Getting arrested on a drug distribution charge is a serious event. At the least, you could face hefty fines and community restrictions. At worst, you could lose years of your life to a prison sentence.
Entrapment does occur, but it can be notoriously challenging to show that the police used entrapment to get you to make a drug sale. Read on to see whether it could be a credible defense to use in court.
Elements of entrapment
During an investigation, it is perfectly legal for the police to lie to you. Some people mistakenly believe that if they ask an undercover agent if they are working for the police that the agent has to tell the truth. In fact, the opposite is true. Police can (and do) lie to defendants all the time to crack a case or ensure a conviction.
But a seasoned criminal defender can review your case to see whether two critical elements were involved in your drug case. They are:
- Government agents (police and those working as informants) induced your involvement in the crime, and
- You were not already predisposed to engage in the crime
The latter is the primary defense in a case, and here’s why.
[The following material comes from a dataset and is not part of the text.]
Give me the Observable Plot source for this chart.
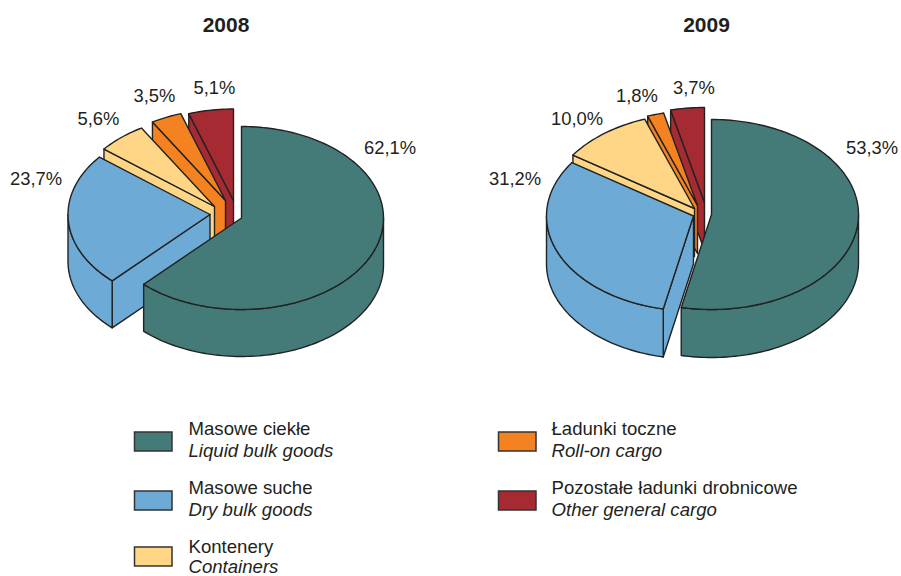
<!DOCTYPE html>
<html>
<head>
<meta charset="utf-8">
<script src="https://cdn.jsdelivr.net/npm/d3@7"></script>
<script src="https://cdn.jsdelivr.net/npm/@observablehq/plot@0.6"></script>
<style>html,body{margin:0;padding:0;background:#fff}svg{display:block}</style>
</head>
<body>
<div id="chart"></div>
<script>
// Data
const years = ["2008", "2009"];
const categoriesPl = ["Masowe ciekłe", "Masowe suche", "Kontenery", "Ładunki toczne", "Pozostałe ładunki drobnicowe"];
const categoriesEn = ["Liquid bulk goods", "Dry bulk goods", "Containers", "Roll-on cargo", "Other general cargo"];
const values2008 = [62.1, 23.7, 5.6, 3.5, 5.1];
const values2009 = [53.3, 31.2, 10.0, 1.8, 3.7];
const colors = ["#447b78", "#6dabd6", "#fed685", "#f58220", "#a62a31"];
const INK = "#231f20";

// Layout of the two exploded pies: ellipse radii, wall depth, apex of each slice
const pie2008 = {values: values2008, rx: 142, ry: 91.5, depth: 47, title: [225.5, 25],
  apex: [[241, 217.5], [209.5, 214], [214, 206], [225, 200], [233, 200]],
  labels: [[363.5, 148], [9.5, 179], [77, 119], [133, 95.5], [193, 87.5]]};
const pie2009 = {values: values2009, rx: 147, ry: 95, depth: 48, title: [706, 25],
  apex: [[711, 214], [693, 215.5], [694, 208], [697, 205], [704, 202]],
  labels: [[845.5, 148], [488.5, 179], [550.5, 119], [615.5, 95.5], [672.5, 87.5]]};

const rad = d => d * Math.PI / 180;

function sliceFaces(pie, i, a0, a1) {
  const [cx, cy] = pie.apex[i];
  const {rx, ry, depth} = pie;
  const rim = (t, dz = 0) => ({x: cx + rx * Math.sin(rad(t)), y: cy - ry * Math.cos(rad(t)) + dz});
  const arc = (from, to, dz = 0) => {
    const n = Math.max(2, Math.ceil(Math.abs(to - from) / 1.5));
    return d3.range(n + 1).map(k => rim(from + (to - from) * k / n, dz));
  };
  const faces = [];
  const apexTop = {x: cx, y: cy}, apexBot = {x: cx, y: cy + depth};
  const cut = t => [apexTop, rim(t), rim(t, depth), apexBot, apexTop];
  if (Math.sin(rad(a0)) < -1e-6) faces.push(cut(a0));
  if (Math.sin(rad(a1)) > 1e-6) faces.push(cut(a1));
  const w0 = Math.max(a0, 90), w1 = Math.min(a1, 270);
  if (w1 > w0) {
    const top = arc(w0, w1), bot = arc(w1, w0, depth);
    faces.push([...top, ...bot, top[0]]);
  }
  faces.push([apexTop, ...arc(a0, a1), apexTop]);
  return faces;
}

function pieMarks(pie) {
  const stops = d3.cumsum(pie.values).map(v => v * 3.6);
  const starts = [0, ...stops.slice(0, -1)];
  // paint back slices first, so the front ones cover them
  const order = d3.range(pie.values.length).reverse();
  return order.flatMap(i =>
    sliceFaces(pie, i, starts[i], Math.min(stops[i], 360)).map(face =>
      Plot.line(face, {x: "x", y: "y", fill: colors[i], stroke: "#222", strokeWidth: 1.4, strokeLinejoin: "round"})
    )
  );
}

const fmt = v => v.toFixed(1).replace(".", ",") + "%";
const labelMarks = pie => [Plot.text(pie.values, {
  x: (d, i) => pie.labels[i][0], y: (d, i) => pie.labels[i][1], text: fmt,
  textAnchor: "start", fontSize: 18.4, fontFamily: "Liberation Sans, Arial, sans-serif", fill: INK
})];

// Legend layout
const legendCols = [0, 0, 0, 1, 1];
const legendRows = [0, 1, 2, 0, 1];
const swatchX = [[134.5, 172], [498.5, 536]];
const swatchY = [[432, 451], [491, 510], [547, 566]];
const legendTextX = [188, 551];
const plRowY = [429, 488, 546.5];
const enRowY = [451, 510, 566.5];
const idx = d3.range(categoriesPl.length);

const plot = Plot.plot({
  width: 901, height: 576, margin: 0,
  x: {domain: [0, 901], range: [0, 901], axis: null},
  y: {domain: [0, 576], range: [0, 576], axis: null},
  style: {background: "#fff"},
  marks: [
    ...pieMarks(pie2008),
    ...pieMarks(pie2009),
    ...labelMarks(pie2008),
    ...labelMarks(pie2009),
    Plot.text(years, {
      x: (d, i) => [pie2008, pie2009][i].title[0], y: (d, i) => [pie2008, pie2009][i].title[1],
      text: d => d, textAnchor: "middle", fontSize: 21, fontWeight: "bold",
      fontFamily: "Liberation Sans, Arial, sans-serif", fill: INK
    }),
    Plot.rect(idx, {
      x1: i => swatchX[legendCols[i]][0], x2: i => swatchX[legendCols[i]][1],
      y1: i => swatchY[legendRows[i]][0], y2: i => swatchY[legendRows[i]][1],
      fill: i => colors[i], stroke: "#333", strokeWidth: 1.5
    }),
    Plot.text(idx, {
      x: i => legendTextX[legendCols[i]], y: i => plRowY[legendRows[i]], text: i => categoriesPl[i],
      textAnchor: "start", fontSize: 18.6, fontFamily: "Liberation Sans, Arial, sans-serif", fill: INK
    }),
    Plot.text(idx, {
      x: i => legendTextX[legendCols[i]], y: i => enRowY[legendRows[i]], text: i => categoriesEn[i],
      textAnchor: "start", fontSize: 18.6, fontStyle: "italic", fontFamily: "Liberation Sans, Arial, sans-serif", fill: INK
    })
  ]
});
document.getElementById("chart").append(plot);
</script>
</body>
</html>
Even if you were coerced in some way to sell the drugs – such as when your “friend” alleged they were suffering intractable pain and you wanted to alleviate their suffering – if the prosecution can prove that you already were predisposed to commit the criminal act, that negates the inducement element.
You may have more viable defense strategies
Even if entrapment cannot be used as a defense in your drug case, there are other strategies that may be used to chip away at the prosecution’s case against you. Some of these include challenging the chain of evidence, the veracity of witness testimony and procedural moves to disallow evidence against you.
Remember, your defense begins with your arrest. Assert your right to remain silent until you speak to a criminal defense attorney.